Warning: cover video contains flash photography.
Prince Charles has praised the "remarkable" work of a veterans charity during a visit to their centre in Warwickshire.
In Nuneaton, the Prince of Wales' visited the Veterans Contact Point (VCP) - a charity created by veterans to support former service personnel.
It is run by volunteers, including those who have served themselves, providing information, advice and referrals to a wide range of specialist organisations and service charities.
Upon his arrival, the royal was met by an honour guard of standards, carried by local veterans and cadets, before meeting some who have been supported by the charity.
The Prince unveiled a new plaque in front of the charity's new, purpose-built centre and praised their work.
"I'm so grateful to you all, for what it's worth, for all the effort you put in to keeping an eye on ex-service people and veterans, it is wonderful," he said.
"All the different organisations, all the things you look after, as far as the veterans are concerned.
"The fact you spend so much time on this is remarkable, I think."
One of those helped by the charity, Tam Webster, said it was "absolutely fantastic" to meet the royal.
"I've loved every minute of it - I'll be honest, I got to shake his hand and have a bit of a laugh with him as well," he said.

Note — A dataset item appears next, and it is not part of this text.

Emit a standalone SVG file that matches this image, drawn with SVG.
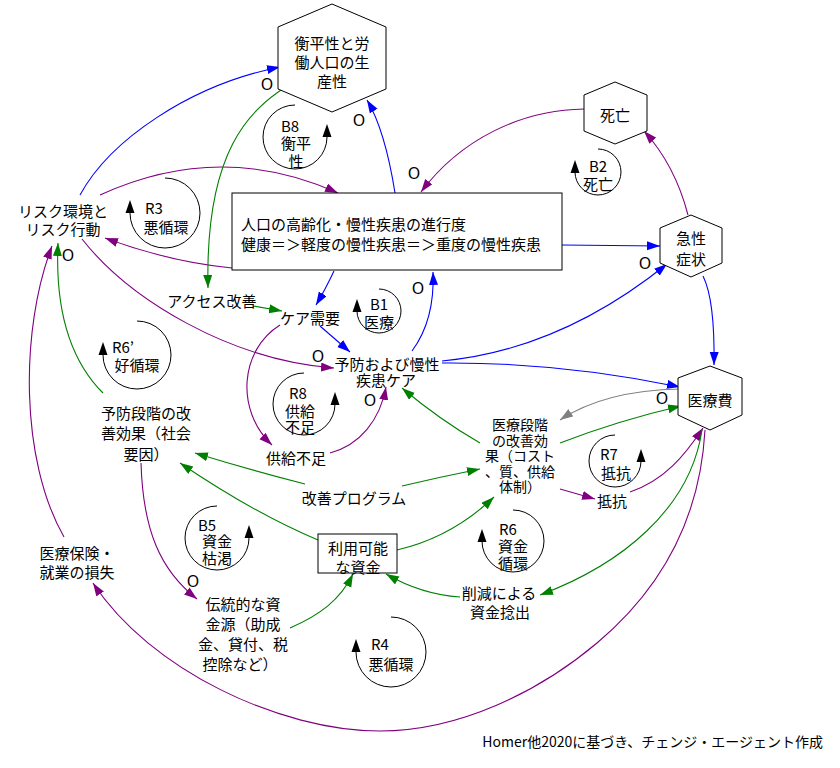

Among those who have received support were some from the local Parachute Regiment and Royal Gurkha Rifles, both of which have Prince Charles as their Colonel-in-Chief.
With a large Nepalese community in the Midlands, the daughter of a soldier based nearby presented a garland to Charles to commemorate the visit.
Len Hardy, the founder of VCP, spoke on what the visit meant to the charity: "It's a great, great privilege for us as veterans to have somebody of his power here to show that he cares."